Order and judgment (one paper), Supreme Court, New York County (Stuart Cohen, J.), entered June 13, 1997, which, insofar as appealed from, declared that, absent formal rulemaking by respondent Commissioner of Sanitation, respondent Department of Sanitation may not consider construction and demolition debris in meeting the tonnage requirements of the New York City Recycling Law (Local Laws, 1989, No. 19 of City of New York, § 2, Administrative Code of City of N.Y. § 16-301, et seq.), as set forth in Administrative Code § 16-305 and revised by prior court orders (83 N.Y.2d 215, 220, 608 N.Y.S.2d 957, 630 N.E.2d 653, 214 A.D.2d 41, 631 N.Y.S.2d 10), unanimously affirmed, without costs.
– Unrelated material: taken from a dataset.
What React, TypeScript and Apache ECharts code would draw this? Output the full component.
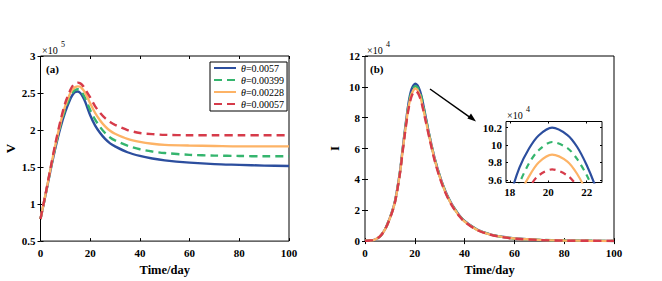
import React, { useEffect, useRef } from 'react';
import * as echarts from 'echarts';

const seriesNames = ['θ=0.0057', 'θ=0.00399', 'θ=0.00228', 'θ=0.00057'];
const colors = ['#2C4E9E', '#35B56E', '#FDB366', '#D63B4A'];
const dashed = [false, true, false, true];

// Panel (a): V (x 10^5)
const tV = [0, 2, 4, 6, 8, 10, 12, 13, 14, 15, 16, 17, 18, 20, 22, 24, 26, 28, 30, 35, 40, 45, 50, 60, 70, 80, 90, 100];
const vBlue = [0.8, 1.12, 1.45, 1.76, 2.03, 2.25, 2.42, 2.48, 2.515, 2.52, 2.5, 2.45, 2.38, 2.2, 2.06, 1.96, 1.88, 1.82, 1.78, 1.7, 1.65, 1.615, 1.59, 1.56, 1.54, 1.53, 1.52, 1.515];
const vGreen = [0.8, 1.12, 1.46, 1.78, 2.06, 2.29, 2.46, 2.51, 2.54, 2.55, 2.535, 2.49, 2.43, 2.27, 2.14, 2.04, 1.96, 1.9, 1.86, 1.79, 1.74, 1.71, 1.69, 1.665, 1.655, 1.65, 1.645, 1.645];
const vOrange = [0.8, 1.13, 1.47, 1.8, 2.09, 2.33, 2.5, 2.55, 2.58, 2.59, 2.585, 2.55, 2.5, 2.36, 2.23, 2.13, 2.05, 1.99, 1.95, 1.88, 1.84, 1.815, 1.8, 1.79, 1.785, 1.78, 1.78, 1.78];
const vRed = [0.8, 1.13, 1.48, 1.82, 2.12, 2.37, 2.54, 2.6, 2.63, 2.64, 2.63, 2.6, 2.55, 2.44, 2.32, 2.23, 2.16, 2.11, 2.07, 2.0, 1.96, 1.945, 1.935, 1.93, 1.93, 1.93, 1.93, 1.93];

// Panel (b): I (x 10^4)
const tI = [0, 2, 4, 6, 8, 10, 12, 14, 15, 16, 17, 17.5, 18, 18.5, 19, 19.5, 20.2, 21, 21.5, 22, 22.5, 23, 24, 26, 28, 30, 32, 34, 36, 38, 40, 45, 50, 55, 60, 70, 80, 90, 100];
const iBlue = [0.02, 0.04, 0.1, 0.3, 0.75, 1.5, 2.55, 4.45, 5.8, 7.15, 8.4, 8.95, 9.4, 9.74, 9.96, 10.11, 10.2, 10.115, 9.98, 9.77, 9.5, 9.17, 8.35, 6.75, 5.35, 4.25, 3.35, 2.65, 2.1, 1.65, 1.3, 0.75, 0.45, 0.28, 0.18, 0.08, 0.04, 0.02, 0.01];
const iGreen = [0.02, 0.04, 0.1, 0.3, 0.75, 1.5, 2.53, 4.42, 5.75, 7.08, 8.3, 8.82, 9.24, 9.56, 9.79, 9.94, 10.035, 9.965, 9.84, 9.655, 9.41, 9.1, 8.28, 6.72, 5.32, 4.22, 3.32, 2.62, 2.08, 1.63, 1.28, 0.74, 0.44, 0.27, 0.17, 0.08, 0.04, 0.02, 0.01];
const iOrange = [0.02, 0.04, 0.1, 0.3, 0.74, 1.48, 2.51, 4.38, 5.7, 7.0, 8.2, 8.7, 9.1, 9.42, 9.64, 9.8, 9.89, 9.81, 9.67, 9.46, 9.18, 8.86, 8.12, 6.65, 5.27, 4.18, 3.29, 2.6, 2.06, 1.61, 1.27, 0.73, 0.43, 0.27, 0.17, 0.08, 0.04, 0.02, 0.01];
const iRed = [0.02, 0.04, 0.1, 0.3, 0.74, 1.47, 2.49, 4.34, 5.64, 6.92, 8.1, 8.58, 8.98, 9.29, 9.51, 9.65, 9.72, 9.65, 9.53, 9.34, 9.08, 8.78, 8.05, 6.58, 5.2, 4.12, 3.24, 2.56, 2.03, 1.59, 1.25, 0.72, 0.43, 0.26, 0.16, 0.07, 0.03, 0.02, 0.01];

const insetXTicks = [18, 20, 22];
const insetYTicks = [9.6, 9.8, 10, 10.2];

const FONT = 'Liberation Serif, Times New Roman, serif';

const vData = [vBlue, vGreen, vOrange, vRed];
const iData = [iBlue, iGreen, iOrange, iRed];

function pairs(t: number[], v: number[]) {
  return t.map((x, k) => [x, v[k]]);
}

const labelStyle = { color: '#000', fontFamily: FONT, fontWeight: 'bold' as const, fontSize: 11 };

function mainAxisX(gridIndex: number, top: boolean) {
  return {
    type: 'value', gridIndex, min: 0, max: 100, interval: 20,
    position: top ? 'top' : 'bottom',
    axisLine: { show: false },
    axisTick: { show: true, inside: true, length: 3, lineStyle: { color: '#000', width: 1 } },
    axisLabel: top ? { show: false } : { ...labelStyle, margin: 6 },
    splitLine: { show: false },
    name: top ? '' : 'Time/day',
    nameLocation: 'middle', nameGap: 20,
    nameTextStyle: { color: '#000', fontFamily: FONT, fontWeight: 'bold', fontSize: 12.5 },
  };
}

function mainAxisY(gridIndex: number, right: boolean, min: number, max: number, interval: number, name: string) {
  return {
    type: 'value', gridIndex, min, max, interval,
    position: right ? 'right' : 'left',
    axisLine: { show: false },
    axisTick: { show: true, inside: true, length: 3, lineStyle: { color: '#000', width: 1 } },
    axisLabel: right ? { show: false } : { ...labelStyle, margin: 5 },
    splitLine: { show: false },
    name: right ? '' : name,
    nameLocation: 'middle', nameGap: 24, nameRotate: 90,
    nameTextStyle: { color: '#000', fontFamily: FONT, fontWeight: 'bold', fontSize: 13 },
  };
}

export default function App() {
  const ref = useRef<HTMLDivElement>(null);
  useEffect(() => {
    if (!ref.current) return;
    const chart = echarts.init(ref.current, undefined, { renderer: 'svg' });

    const series: any[] = [];
    seriesNames.forEach((name, k) => {
      const ls = { color: colors[k], width: 2.4, type: dashed[k] ? [8, 5] : 'solid' };
      series.push({ name, type: 'line', xAxisIndex: 0, yAxisIndex: 0, data: pairs(tV, vData[k]), showSymbol: false, symbol: 'none', smooth: 0.3, lineStyle: ls, itemStyle: { color: colors[k] }, z: 2 + k });
    });
    seriesNames.forEach((name, k) => {
      const ls = { color: colors[k], width: 2.4, type: dashed[k] ? [8, 5] : 'solid' };
      series.push({ name, type: 'line', xAxisIndex: 2, yAxisIndex: 2, data: pairs(tI, iData[k]), showSymbol: false, symbol: 'none', smooth: 0.3, lineStyle: ls, itemStyle: { color: colors[k] }, z: 2 + k });
    });
    seriesNames.forEach((name, k) => {
      const ls = { color: colors[k], width: 2.2, type: dashed[k] ? [6, 5] : 'solid' };
      series.push({ name, type: 'line', xAxisIndex: 4, yAxisIndex: 4, data: pairs(tI, iData[k]), showSymbol: false, symbol: 'none', smooth: 0.3, clip: true, lineStyle: ls, itemStyle: { color: colors[k] }, z: 12 + k });
    });

    const insetTick = { show: true, inside: true, length: 2, lineStyle: { color: '#000', width: 1 } };

    const option: any = {
      animation: false,
      backgroundColor: '#fff',
      grid: [
        { left: 40.5, top: 56, width: 248.5, height: 191, show: true, borderColor: '#000', borderWidth: 1, backgroundColor: 'transparent' },
        { left: 365, top: 56, width: 249, height: 191, show: true, borderColor: '#000', borderWidth: 1, backgroundColor: 'transparent' },
        { left: 506, top: 121.5, width: 96, height: 61, show: true, borderColor: '#000', borderWidth: 1, backgroundColor: '#fff', z: 10 },
      ],
      xAxis: [
        mainAxisX(0, false),
        mainAxisX(0, true),
        mainAxisX(1, false),
        mainAxisX(1, true),
        {
          type: 'value', gridIndex: 2, min: 17.8, max: 22.8, position: 'bottom',
          axisLine: { show: false },
          axisTick: { ...insetTick, customValues: insetXTicks },
          axisLabel: { ...labelStyle, margin: 4, customValues: insetXTicks },
          splitLine: { show: false }, z: 20,
        },
        {
          type: 'value', gridIndex: 2, min: 17.8, max: 22.8, position: 'top',
          axisLine: { show: false },
          axisTick: { ...insetTick, customValues: insetXTicks },
          axisLabel: { show: false, customValues: insetXTicks },
          splitLine: { show: false }, z: 20,
        },
      ],
      yAxis: [
        mainAxisY(0, false, 0.5, 3, 0.5, 'V'),
        mainAxisY(0, true, 0.5, 3, 0.5, ''),
        mainAxisY(1, false, 0, 12, 2, 'I'),
        mainAxisY(1, true, 0, 12, 2, ''),
        {
          type: 'value', gridIndex: 2, min: 9.57, max: 10.27, position: 'left',
          axisLine: { show: false },
          axisTick: { ...insetTick, customValues: insetYTicks },
          axisLabel: { ...labelStyle, margin: 4, customValues: insetYTicks },
          splitLine: { show: false }, z: 20,
        },
        {
          type: 'value', gridIndex: 2, min: 9.57, max: 10.27, position: 'right',
          axisLine: { show: false },
          axisTick: { ...insetTick, customValues: insetYTicks },
          axisLabel: { show: false, customValues: insetYTicks },
          splitLine: { show: false }, z: 20,
        },
      ],
      legend: {
        data: seriesNames,
        orient: 'vertical',
        left: 210, top: 62,
        padding: [0, 3, 1, 3],
        itemGap: 0,
        itemWidth: 22, itemHeight: 12,
        itemStyle: { opacity: 0 },
        borderColor: '#000', borderWidth: 1, borderRadius: 0,
        backgroundColor: '#fff',
        selectedMode: false,
        formatter: (name: string) => `{i|θ}{n|${name.slice(1)}}`,
        textStyle: {
          color: '#000', fontFamily: FONT, fontSize: 10, lineHeight: 12,
          rich: {
            i: { fontStyle: 'italic', fontFamily: FONT, fontSize: 10, color: '#000' },
            n: { fontFamily: FONT, fontSize: 10, color: '#000' },
          },
        },
      },
      graphic: [
        { type: 'text', left: 46, top: 63, style: { text: '(a)', font: `bold 11px ${FONT}`, fill: '#000' } },
        { type: 'text', left: 370, top: 63, style: { text: '(b)', font: `bold 11px ${FONT}`, fill: '#000' } },
        { type: 'text', left: 42, top: 45, style: { text: '×10', font: `10px ${FONT}`, fill: '#000' } },
        { type: 'text', left: 61, top: 40, style: { text: '5', font: `8px ${FONT}`, fill: '#000' } },
        { type: 'text', left: 367, top: 45, style: { text: '×10', font: `10px ${FONT}`, fill: '#000' } },
        { type: 'text', left: 386, top: 40, style: { text: '4', font: `8px ${FONT}`, fill: '#000' } },
        { type: 'text', left: 507, top: 110, z: 30, style: { text: '×10', font: `10px ${FONT}`, fill: '#000' } },
        { type: 'text', left: 526, top: 105, z: 30, style: { text: '4', font: `8px ${FONT}`, fill: '#000' } },
        { type: 'line', z: 30, shape: { x1: 430, y1: 89, x2: 470, y2: 117.4 }, style: { stroke: '#000', lineWidth: 1.5 } },
        { type: 'polygon', z: 30, shape: { points: [[476, 121.5], [467.4, 118.5], [471.0, 113.4]] }, style: { fill: '#000' } },
      ],
      series,
    };
    chart.setOption(option);
    return () => chart.dispose();
  }, []);
  return <div ref={ref} style={{ position: 'fixed', left: 0, top: 0, width: 662, height: 281, background: '#fff' }} />;
}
Respondents erroneously graft the definition of Department-collected solid waste in Administrative Code § 16-303(n) into the tonnage requirements of Administrative Code § 16-305.   Construction and demolition is a solid waste under the former, but not a recyclable material under the latter, which limits the types of recyclables that may be counted in meeting the tonnage requirements to that contained in solid waste required to be separated by households and city agencies as designated by the Commissioner, and to composted yard waste, Christmas trees, batteries and tires.   Construction and demolition debris has not been designated by the Commissioner under either 16 RCNY 1-08 or 1-09 dealing with household and city agency recycling.   Nor is construction and demolition debris similar to the type of materials subject to the sorting requirements contemplated by 16-305 (see, e.g., 16 RCNY 1-08 [e] [3] ).   As the motion court held, “[c]onstruction and demolition debris is not even remotely like any of [the specifically described] items and, therefore, is not properly included”.